An emblematic figure of the Georgian civil war of 20 years ago and one of the leaders of the Mkhedrioni paramilitary group, Dodo Gugeshashvili, is also in eastern Ukraine (kvira.ge, August 29). Apart from that, a Georgian fighter nicknamed Doberman is also certainly in Donbas. In a video posted on the Internet, Doberman says that in Ukraine he mostly fights the Chechens who were dispatched by Ramzan Kadyrov on the orders of Vladimir Putin to suppress Ukrainian independence (YouTube, August 4).

Doberman reveals that he was employed in law enforcement in the past. Possibly, he is one of the people that Saakashvili was referring to in his statement about “Georgian officers in Ukraine.” According to information collected by this author, neither Tbilisi nor any other Georgian cities have centers for signing up volunteers to fight in Ukraine. And Georgian media has never made any announcements about this matter. Volunteers apparently connect with each other only via social media, including Facebook and other Internet forums.

No organized or mass-scale movement exists in Georgia to send volunteers to Ukraine. At least in part, this may be due to the current Georgian authorities’ willingness to cut short any such attempts in order to avoid providing Moscow with a formal excuse to undertake new aggression or resume its trade embargo against Georgia.

Georgian society’s sympathy for the Ukrainians’ fight for independence and territorial integrity is clear, and helps explain why, despite great risk, some Georgians still go to eastern Ukraine to fight. First, Georgia has encountered remarkably similar aggression from Russia. And the country continues to face pressure from Moscow, which uses its unilateral recognition of the independence of Abkhazia and South Ossetia as leverage against Tbilisi. Second, many people in Georgia still remember that Ukrainian volunteers actively participated in the wars for the territorial integrity of Georgia in 1992–1993 (warandpeace.ru, January 14, 2010). Additionally, during the five-day Russian-Georgian war of August 2008, Ukrainian missile specialists helped the Georgian military use anti-aircraft systems, supplied by Ukraine for combating Russian forces (utro.ru, August 13, 2008).
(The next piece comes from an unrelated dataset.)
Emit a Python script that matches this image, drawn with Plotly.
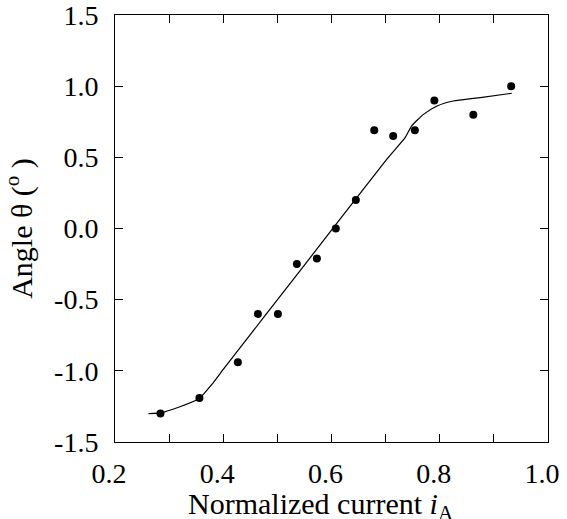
import plotly.graph_objects as go

# Measured data points
current = [0.284, 0.356, 0.427, 0.464, 0.501, 0.536, 0.573, 0.608, 0.645,
           0.679, 0.714, 0.754, 0.790, 0.862, 0.932]
angle = [-1.30, -1.19, -0.94, -0.60, -0.60, -0.25, -0.21, 0.00, 0.20,
         0.69, 0.65, 0.69, 0.90, 0.80, 1.00]

# Fitted curve (vertices)
fit_current = [0.262, 0.284, 0.320, 0.355, 0.379, 0.400, 0.550, 0.703,
               0.736, 0.748, 0.770, 0.795, 0.825, 0.875, 0.933]
fit_angle = [-1.300, -1.295, -1.252, -1.196, -1.095, -0.990, -0.257, 0.491,
             0.638, 0.720, 0.802, 0.861, 0.896, 0.920, 0.950]

x_ticks = [0.2, 0.3, 0.4, 0.5, 0.6, 0.7, 0.8, 0.9, 1.0]
x_ticktext = ["0.2", "", "0.4", "", "0.6", "", "0.8", "", "1.0"]
y_ticks = [-1.5, -1.0, -0.5, 0.0, 0.5, 1.0, 1.5]
y_ticktext = ["-1.5", "-1.0", "-0.5", "0.0", "0.5", "1.0", "1.5"]
x_title = "Normalized current <i>i</i><sub>A</sub>"
y_title = "Angle θ (<sup>o</sup> )"

fig = go.Figure()
fig.add_trace(go.Scatter(
    x=fit_current, y=fit_angle, mode="lines",
    line=dict(color="black", width=1.2, shape="spline", smoothing=0.5),
    showlegend=False, hoverinfo="skip"))
fig.add_trace(go.Scatter(
    x=current, y=angle, mode="markers",
    marker=dict(color="black", size=8),
    showlegend=False))

axis_common = dict(
    showline=True, linecolor="black", linewidth=1, mirror="ticks",
    ticks="inside", ticklen=8, tickwidth=1, tickcolor="black",
    showgrid=False, zeroline=False, automargin=False,
    ticklabeloverflow="allow",
)

fig.update_layout(
    width=567, height=519,
    margin=dict(l=115, r=19, t=15, b=77, autoexpand=False),
    paper_bgcolor="white", plot_bgcolor="white",
    font=dict(family="Liberation Serif", size=28, color="black"),
    xaxis=dict(range=[0.2, 1.0], tickvals=x_ticks, ticktext=x_ticktext,
               ticklabelstandoff=6, ticklabelshift=-6,
               **axis_common),
    yaxis=dict(range=[-1.5, 1.5], tickvals=y_ticks, ticktext=y_ticktext,
               ticklabelstandoff=10,
               title=dict(text=y_title, font=dict(size=30)),
               **axis_common),
    annotations=[dict(
        text=x_title, xref="paper", yref="paper", x=0.475, y=0,
        xanchor="center", yanchor="top", yshift=-43, showarrow=False,
        font=dict(size=30, family="Liberation Serif", color="black"))],
)

fig.write_html("out.html",
               config={"displayModeBar": False},
               post_script="document.body.style.margin='0px';"
                           "document.body.style.overflow='hidden';")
According to Georgian experts, the volunteer movement in Georgia will not likely have a serious impact on the course of hostilities in Ukraine. “This is not a mass movement. Apart from that, the authorities are prepared to take extraordinary steps to prevent this movement from interrupting the [Georgian government’s] dialogue with Moscow,” GHN Informational Agency columnist Gela Kalandadze told Jamestown on September 4. Nonetheless, the people-to-people ties and feelings of solidarity such assistance is likely to engender between the Georgian and Ukrainian nations could positively impact their bilateral relations in the long term.